*STORED DATA:*
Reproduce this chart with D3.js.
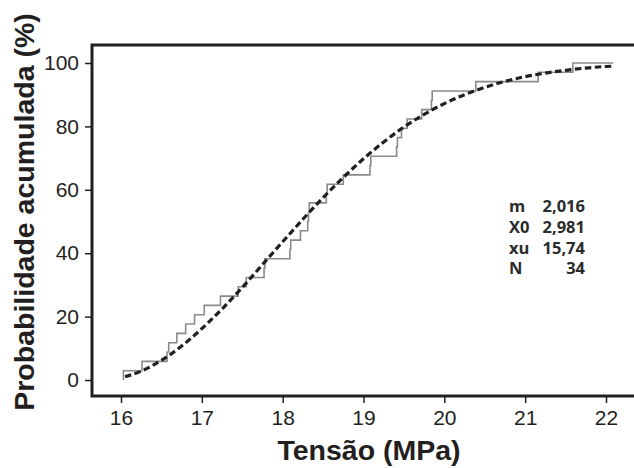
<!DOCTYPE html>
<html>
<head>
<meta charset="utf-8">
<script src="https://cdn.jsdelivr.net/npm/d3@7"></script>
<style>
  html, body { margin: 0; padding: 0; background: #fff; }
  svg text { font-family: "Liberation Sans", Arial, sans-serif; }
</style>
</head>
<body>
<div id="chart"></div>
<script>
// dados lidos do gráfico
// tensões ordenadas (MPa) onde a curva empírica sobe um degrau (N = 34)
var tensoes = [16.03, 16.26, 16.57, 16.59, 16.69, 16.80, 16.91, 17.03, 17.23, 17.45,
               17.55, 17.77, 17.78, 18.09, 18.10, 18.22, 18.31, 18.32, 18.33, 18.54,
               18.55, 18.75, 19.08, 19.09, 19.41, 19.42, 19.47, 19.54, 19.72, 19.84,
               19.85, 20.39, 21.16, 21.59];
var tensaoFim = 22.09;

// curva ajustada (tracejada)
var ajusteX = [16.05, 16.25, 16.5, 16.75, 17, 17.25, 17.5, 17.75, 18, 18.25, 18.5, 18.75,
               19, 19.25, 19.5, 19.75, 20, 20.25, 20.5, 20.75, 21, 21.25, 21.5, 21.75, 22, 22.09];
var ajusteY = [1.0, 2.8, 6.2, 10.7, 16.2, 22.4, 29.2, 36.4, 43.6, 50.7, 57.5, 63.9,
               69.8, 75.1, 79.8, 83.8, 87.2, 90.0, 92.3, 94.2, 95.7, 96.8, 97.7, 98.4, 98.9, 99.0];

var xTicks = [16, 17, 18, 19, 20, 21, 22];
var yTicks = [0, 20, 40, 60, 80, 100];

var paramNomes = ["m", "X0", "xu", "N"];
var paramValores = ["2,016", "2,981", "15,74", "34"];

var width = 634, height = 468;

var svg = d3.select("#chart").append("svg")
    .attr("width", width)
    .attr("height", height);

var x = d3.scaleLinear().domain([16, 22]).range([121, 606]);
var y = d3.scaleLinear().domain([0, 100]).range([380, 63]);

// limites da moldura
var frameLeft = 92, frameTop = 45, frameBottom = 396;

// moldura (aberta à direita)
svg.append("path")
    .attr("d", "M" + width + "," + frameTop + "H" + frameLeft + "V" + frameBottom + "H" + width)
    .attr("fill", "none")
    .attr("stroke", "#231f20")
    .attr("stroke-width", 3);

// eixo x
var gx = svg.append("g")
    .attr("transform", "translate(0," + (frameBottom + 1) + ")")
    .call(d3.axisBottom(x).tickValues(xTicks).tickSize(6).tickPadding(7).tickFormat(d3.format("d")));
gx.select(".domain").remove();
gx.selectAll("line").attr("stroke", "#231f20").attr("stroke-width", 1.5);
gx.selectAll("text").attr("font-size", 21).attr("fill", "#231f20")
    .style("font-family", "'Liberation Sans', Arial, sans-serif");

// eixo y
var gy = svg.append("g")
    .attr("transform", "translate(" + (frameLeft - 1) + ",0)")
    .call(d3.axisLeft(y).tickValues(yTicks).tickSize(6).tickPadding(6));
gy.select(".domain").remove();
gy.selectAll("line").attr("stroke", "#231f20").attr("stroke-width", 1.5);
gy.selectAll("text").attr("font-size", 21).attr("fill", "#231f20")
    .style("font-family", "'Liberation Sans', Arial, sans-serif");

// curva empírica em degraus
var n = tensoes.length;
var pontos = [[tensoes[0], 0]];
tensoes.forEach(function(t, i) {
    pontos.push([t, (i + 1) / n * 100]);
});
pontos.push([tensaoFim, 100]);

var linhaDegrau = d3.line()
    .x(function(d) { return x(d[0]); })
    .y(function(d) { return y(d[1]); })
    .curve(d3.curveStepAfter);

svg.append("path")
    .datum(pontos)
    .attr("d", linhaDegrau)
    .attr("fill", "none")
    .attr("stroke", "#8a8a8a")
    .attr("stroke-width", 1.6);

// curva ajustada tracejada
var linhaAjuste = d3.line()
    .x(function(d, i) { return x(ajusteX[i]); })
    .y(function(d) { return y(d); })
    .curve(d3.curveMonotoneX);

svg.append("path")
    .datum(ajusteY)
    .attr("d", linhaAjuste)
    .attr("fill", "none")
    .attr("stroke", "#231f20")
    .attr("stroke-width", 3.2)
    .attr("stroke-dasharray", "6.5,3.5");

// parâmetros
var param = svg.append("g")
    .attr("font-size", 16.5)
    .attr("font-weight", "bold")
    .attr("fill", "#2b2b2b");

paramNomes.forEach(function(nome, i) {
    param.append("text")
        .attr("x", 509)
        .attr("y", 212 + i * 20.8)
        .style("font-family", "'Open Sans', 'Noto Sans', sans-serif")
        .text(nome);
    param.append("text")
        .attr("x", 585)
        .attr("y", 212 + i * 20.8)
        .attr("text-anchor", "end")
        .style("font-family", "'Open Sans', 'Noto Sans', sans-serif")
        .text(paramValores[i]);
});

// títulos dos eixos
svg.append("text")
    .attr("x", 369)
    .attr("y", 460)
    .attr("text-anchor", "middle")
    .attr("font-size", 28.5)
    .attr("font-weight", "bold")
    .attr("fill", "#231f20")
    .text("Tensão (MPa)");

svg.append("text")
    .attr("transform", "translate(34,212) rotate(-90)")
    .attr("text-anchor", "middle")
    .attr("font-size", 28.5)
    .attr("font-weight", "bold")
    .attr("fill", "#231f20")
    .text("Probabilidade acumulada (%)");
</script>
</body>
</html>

*THE REQUEST:* Restate the entire listing word for word, excluding pictures.

*EXERCISE RESULT:*
Reproduce this chart with D3.js.
<!DOCTYPE html>
<html>
<head>
<meta charset="utf-8">
<script src="https://cdn.jsdelivr.net/npm/d3@7"></script>
<style>
  html, body { margin: 0; padding: 0; background: #fff; }
  svg text { font-family: "Liberation Sans", Arial, sans-serif; }
</style>
</head>
<body>
<div id="chart"></div>
<script>
// dados lidos do gráfico
// tensões ordenadas (MPa) onde a curva empírica sobe um degrau (N = 34)
var tensoes = [16.03, 16.26, 16.57, 16.59, 16.69, 16.80, 16.91, 17.03, 17.23, 17.45,
               17.55, 17.77, 17.78, 18.09, 18.10, 18.22, 18.31, 18.32, 18.33, 18.54,
               18.55, 18.75, 19.08, 19.09, 19.41, 19.42, 19.47, 19.54, 19.72, 19.84,
               19.85, 20.39, 21.16, 21.59];
var tensaoFim = 22.09;

// curva ajustada (tracejada)
var ajusteX = [16.05, 16.25, 16.5, 16.75, 17, 17.25, 17.5, 17.75, 18, 18.25, 18.5, 18.75,
               19, 19.25, 19.5, 19.75, 20, 20.25, 20.5, 20.75, 21, 21.25, 21.5, 21.75, 22, 22.09];
var ajusteY = [1.0, 2.8, 6.2, 10.7, 16.2, 22.4, 29.2, 36.4, 43.6, 50.7, 57.5, 63.9,
               69.8, 75.1, 79.8, 83.8, 87.2, 90.0, 92.3, 94.2, 95.7, 96.8, 97.7, 98.4, 98.9, 99.0];

var xTicks = [16, 17, 18, 19, 20, 21, 22];
var yTicks = [0, 20, 40, 60, 80, 100];

var paramNomes = ["m", "X0", "xu", "N"];
var paramValores = ["2,016", "2,981", "15,74", "34"];

var width = 634, height = 468;

var svg = d3.select("#chart").append("svg")
    .attr("width", width)
    .attr("height", height);

var x = d3.scaleLinear().domain([16, 22]).range([121, 606]);
var y = d3.scaleLinear().domain([0, 100]).range([380, 63]);

// limites da moldura
var frameLeft = 92, frameTop = 45, frameBottom = 396;

// moldura (aberta à direita)
svg.append("path")
    .attr("d", "M" + width + "," + frameTop + "H" + frameLeft + "V" + frameBottom + "H" + width)
    .attr("fill", "none")
    .attr("stroke", "#231f20")
    .attr("stroke-width", 3);

// eixo x
var gx = svg.append("g")
    .attr("transform", "translate(0," + (frameBottom + 1) + ")")
    .call(d3.axisBottom(x).tickValues(xTicks).tickSize(6).tickPadding(7).tickFormat(d3.format("d")));
gx.select(".domain").remove();
gx.selectAll("line").attr("stroke", "#231f20").attr("stroke-width", 1.5);
gx.selectAll("text").attr("font-size", 21).attr("fill", "#231f20")
    .style("font-family", "'Liberation Sans', Arial, sans-serif");

// eixo y
var gy = svg.append("g")
    .attr("transform", "translate(" + (frameLeft - 1) + ",0)")
    .call(d3.axisLeft(y).tickValues(yTicks).tickSize(6).tickPadding(6));
gy.select(".domain").remove();
gy.selectAll("line").attr("stroke", "#231f20").attr("stroke-width", 1.5);
gy.selectAll("text").attr("font-size", 21).attr("fill", "#231f20")
    .style("font-family", "'Liberation Sans', Arial, sans-serif");

// curva empírica em degraus
var n = tensoes.length;
var pontos = [[tensoes[0], 0]];
tensoes.forEach(function(t, i) {
    pontos.push([t, (i + 1) / n * 100]);
});
pontos.push([tensaoFim, 100]);

var linhaDegrau = d3.line()
    .x(function(d) { return x(d[0]); })
    .y(function(d) { return y(d[1]); })
    .curve(d3.curveStepAfter);

svg.append("path")
    .datum(pontos)
    .attr("d", linhaDegrau)
    .attr("fill", "none")
    .attr("stroke", "#8a8a8a")
    .attr("stroke-width", 1.6);

// curva ajustada tracejada
var linhaAjuste = d3.line()
    .x(function(d, i) { return x(ajusteX[i]); })
    .y(function(d) { return y(d); })
    .curve(d3.curveMonotoneX);

svg.append("path")
    .datum(ajusteY)
    .attr("d", linhaAjuste)
    .attr("fill", "none")
    .attr("stroke", "#231f20")
    .attr("stroke-width", 3.2)
    .attr("stroke-dasharray", "6.5,3.5");

// parâmetros
var param = svg.append("g")
    .attr("font-size", 16.5)
    .attr("font-weight", "bold")
    .attr("fill", "#2b2b2b");

paramNomes.forEach(function(nome, i) {
    param.append("text")
        .attr("x", 509)
        .attr("y", 212 + i * 20.8)
        .style("font-family", "'Open Sans', 'Noto Sans', sans-serif")
        .text(nome);
    param.append("text")
        .attr("x", 585)
        .attr("y", 212 + i * 20.8)
        .attr("text-anchor", "end")
        .style("font-family", "'Open Sans', 'Noto Sans', sans-serif")
        .text(paramValores[i]);
});

// títulos dos eixos
svg.append("text")
    .attr("x", 369)
    .attr("y", 460)
    .attr("text-anchor", "middle")
    .attr("font-size", 28.5)
    .attr("font-weight", "bold")
    .attr("fill", "#231f20")
    .text("Tensão (MPa)");

svg.append("text")
    .attr("transform", "translate(34,212) rotate(-90)")
    .attr("text-anchor", "middle")
    .attr("font-size", 28.5)
    .attr("font-weight", "bold")
    .attr("fill", "#231f20")
    .text("Probabilidade acumulada (%)");
</script>
</body>
</html>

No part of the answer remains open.